▶ **Provided data**
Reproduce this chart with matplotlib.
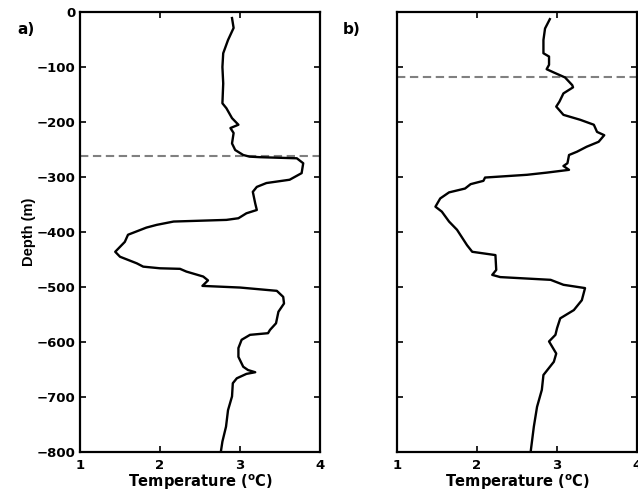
import numpy as np
import matplotlib
matplotlib.use('Agg')
import matplotlib.pyplot as plt

plt.rcParams['font.family'] = 'DejaVu Sans'
plt.rcParams['font.weight'] = 'bold'
plt.rcParams['mathtext.fontset'] = 'custom'
plt.rcParams['mathtext.bf'] = 'DejaVu Sans:bold'
plt.rcParams['mathtext.rm'] = 'DejaVu Sans:bold'

# profile a)
temp_a = [2.90, 2.92, 2.85, 2.79, 2.78, 2.79, 2.78, 2.83, 2.90, 2.98, 2.88, 2.92, 2.90, 2.94,
          3.04, 3.12, 3.25, 3.71, 3.79, 3.77, 3.62, 3.33, 3.21, 3.16, 3.19, 3.21, 3.08, 2.98,
          2.83, 2.17, 1.96, 1.83, 1.60, 1.56, 1.44, 1.50, 1.71, 1.79, 2.00, 2.25, 2.33, 2.54,
          2.60, 2.53, 3.00, 3.46, 3.54, 3.55, 3.48, 3.45, 3.375, 3.35, 3.125, 3.02, 2.98, 2.98,
          3.04, 3.10, 3.19, 3.08, 2.96, 2.91, 2.90, 2.85, 2.825, 2.78, 2.76]
depth_a = [-11, -29, -51, -75, -100, -130, -166, -175, -193, -205, -211, -220, -239, -251,
           -260, -263, -264, -266, -275, -293, -305, -311, -318, -327, -348, -360, -366, -375,
           -378, -381, -387, -392, -405, -418, -436, -445, -457, -463, -466, -467, -472, -481,
           -488, -498, -501, -507, -518, -530, -545, -566, -578, -584, -587, -596, -611, -627,
           -645, -651, -655, -658, -666, -675, -699, -724, -754, -781, -800]

# profile b)
temp_b = [2.91, 2.85, 2.83, 2.83, 2.90, 2.90, 2.87, 2.96, 3.10, 3.19, 3.20, 3.08, 3.03, 2.99,
          3.08, 3.29, 3.46, 3.50, 3.59, 3.52, 3.37, 3.25, 3.15, 3.13, 3.08, 3.15, 2.875, 2.625,
          2.10, 2.08, 1.92, 1.85, 1.65, 1.54, 1.48, 1.56, 1.65, 1.75, 1.875, 1.94, 2.23, 2.24,
          2.19, 2.29, 2.92, 3.08, 3.35, 3.31, 3.21, 3.04, 3.00, 2.98, 2.90, 2.99, 2.96, 2.83,
          2.81, 2.75, 2.71, 2.67]
depth_b = [-13, -30, -51, -75, -81, -96, -104, -110, -119, -133, -137, -148, -163, -172,
           -187, -196, -205, -218, -224, -236, -245, -254, -260, -275, -280, -287, -292, -296,
           -301, -307, -313, -321, -328, -339, -354, -363, -381, -396, -424, -436, -442, -469,
           -478, -482, -487, -496, -502, -524, -542, -557, -575, -587, -599, -621, -636, -660,
           -687, -718, -754, -800]

mld = [-262, -119]
labels = ['a)', 'b)']
yticks = list(range(-800, 1, 100))

fig = plt.figure(figsize=(6.38, 5.04), dpi=100)
ax1 = fig.add_axes([0.1254, 0.1032, 0.3762, 0.873])
ax2 = fig.add_axes([0.6223, 0.1032, 0.3762, 0.873])

for i, (ax, t, d) in enumerate([(ax1, temp_a, depth_a), (ax2, temp_b, depth_b)]):
    ax.axhline(mld[i], color='#808080', lw=1.5, ls=(0, (4, 2.2)), zorder=1)
    ax.plot(t, d, color='k', lw=1.7, zorder=2)
    ax.set_xlim(1, 4)
    ax.set_ylim(-800, 0)
    ax.set_xticks([1, 2, 3, 4])
    ax.set_yticks(yticks)
    ax.tick_params(direction='in', top=True, right=True, width=1.2, length=4,
                   labelsize=9.5)
    ax.tick_params(axis='x', pad=5)
    ax.tick_params(axis='y', pad=3)
    for s in ax.spines.values():
        s.set_linewidth(1.6)
    ax.set_xlabel('Temperature ($^\\mathbf{o}$C)', fontsize=10.5, fontweight='bold', labelpad=0)
    ax.set_yticklabels([str(v).replace('-', '\u2212') for v in yticks])

ax2.set_yticklabels([])
ax1.set_ylabel('Depth (m)', fontsize=10.5, fontweight='bold', labelpad=1,
               family='Liberation Sans')

fig.text(0.027, 0.932, labels[0], fontsize=11, fontweight='bold')
fig.text(0.538, 0.932, labels[1], fontsize=11, fontweight='bold')

fig.savefig('out.png', dpi=100)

▶ **Exercise instructions**
Copy out each line exactly, without the pictures.

▶ **Exercise result**
Reproduce this chart with matplotlib.
import numpy as np
import matplotlib
matplotlib.use('Agg')
import matplotlib.pyplot as plt

plt.rcParams['font.family'] = 'DejaVu Sans'
plt.rcParams['font.weight'] = 'bold'
plt.rcParams['mathtext.fontset'] = 'custom'
plt.rcParams['mathtext.bf'] = 'DejaVu Sans:bold'
plt.rcParams['mathtext.rm'] = 'DejaVu Sans:bold'

# profile a)
temp_a = [2.90, 2.92, 2.85, 2.79, 2.78, 2.79, 2.78, 2.83, 2.90, 2.98, 2.88, 2.92, 2.90, 2.94,
          3.04, 3.12, 3.25, 3.71, 3.79, 3.77, 3.62, 3.33, 3.21, 3.16, 3.19, 3.21, 3.08, 2.98,
          2.83, 2.17, 1.96, 1.83, 1.60, 1.56, 1.44, 1.50, 1.71, 1.79, 2.00, 2.25, 2.33, 2.54,
          2.60, 2.53, 3.00, 3.46, 3.54, 3.55, 3.48, 3.45, 3.375, 3.35, 3.125, 3.02, 2.98, 2.98,
          3.04, 3.10, 3.19, 3.08, 2.96, 2.91, 2.90, 2.85, 2.825, 2.78, 2.76]
depth_a = [-11, -29, -51, -75, -100, -130, -166, -175, -193, -205, -211, -220, -239, -251,
           -260, -263, -264, -266, -275, -293, -305, -311, -318, -327, -348, -360, -366, -375,
           -378, -381, -387, -392, -405, -418, -436, -445, -457, -463, -466, -467, -472, -481,
           -488, -498, -501, -507, -518, -530, -545, -566, -578, -584, -587, -596, -611, -627,
           -645, -651, -655, -658, -666, -675, -699, -724, -754, -781, -800]

# profile b)
temp_b = [2.91, 2.85, 2.83, 2.83, 2.90, 2.90, 2.87, 2.96, 3.10, 3.19, 3.20, 3.08, 3.03, 2.99,
          3.08, 3.29, 3.46, 3.50, 3.59, 3.52, 3.37, 3.25, 3.15, 3.13, 3.08, 3.15, 2.875, 2.625,
          2.10, 2.08, 1.92, 1.85, 1.65, 1.54, 1.48, 1.56, 1.65, 1.75, 1.875, 1.94, 2.23, 2.24,
          2.19, 2.29, 2.92, 3.08, 3.35, 3.31, 3.21, 3.04, 3.00, 2.98, 2.90, 2.99, 2.96, 2.83,
          2.81, 2.75, 2.71, 2.67]
depth_b = [-13, -30, -51, -75, -81, -96, -104, -110, -119, -133, -137, -148, -163, -172,
           -187, -196, -205, -218, -224, -236, -245, -254, -260, -275, -280, -287, -292, -296,
           -301, -307, -313, -321, -328, -339, -354, -363, -381, -396, -424, -436, -442, -469,
           -478, -482, -487, -496, -502, -524, -542, -557, -575, -587, -599, -621, -636, -660,
           -687, -718, -754, -800]

mld = [-262, -119]
labels = ['a)', 'b)']
yticks = list(range(-800, 1, 100))

fig = plt.figure(figsize=(6.38, 5.04), dpi=100)
ax1 = fig.add_axes([0.1254, 0.1032, 0.3762, 0.873])
ax2 = fig.add_axes([0.6223, 0.1032, 0.3762, 0.873])

for i, (ax, t, d) in enumerate([(ax1, temp_a, depth_a), (ax2, temp_b, depth_b)]):
    ax.axhline(mld[i], color='#808080', lw=1.5, ls=(0, (4, 2.2)), zorder=1)
    ax.plot(t, d, color='k', lw=1.7, zorder=2)
    ax.set_xlim(1, 4)
    ax.set_ylim(-800, 0)
    ax.set_xticks([1, 2, 3, 4])
    ax.set_yticks(yticks)
    ax.tick_params(direction='in', top=True, right=True, width=1.2, length=4,
                   labelsize=9.5)
    ax.tick_params(axis='x', pad=5)
    ax.tick_params(axis='y', pad=3)
    for s in ax.spines.values():
        s.set_linewidth(1.6)
    ax.set_xlabel('Temperature ($^\\mathbf{o}$C)', fontsize=10.5, fontweight='bold', labelpad=0)
    ax.set_yticklabels([str(v).replace('-', '\u2212') for v in yticks])

ax2.set_yticklabels([])
ax1.set_ylabel('Depth (m)', fontsize=10.5, fontweight='bold', labelpad=1,
               family='Liberation Sans')

fig.text(0.027, 0.932, labels[0], fontsize=11, fontweight='bold')
fig.text(0.538, 0.932, labels[1], fontsize=11, fontweight='bold')

fig.savefig('out.png', dpi=100)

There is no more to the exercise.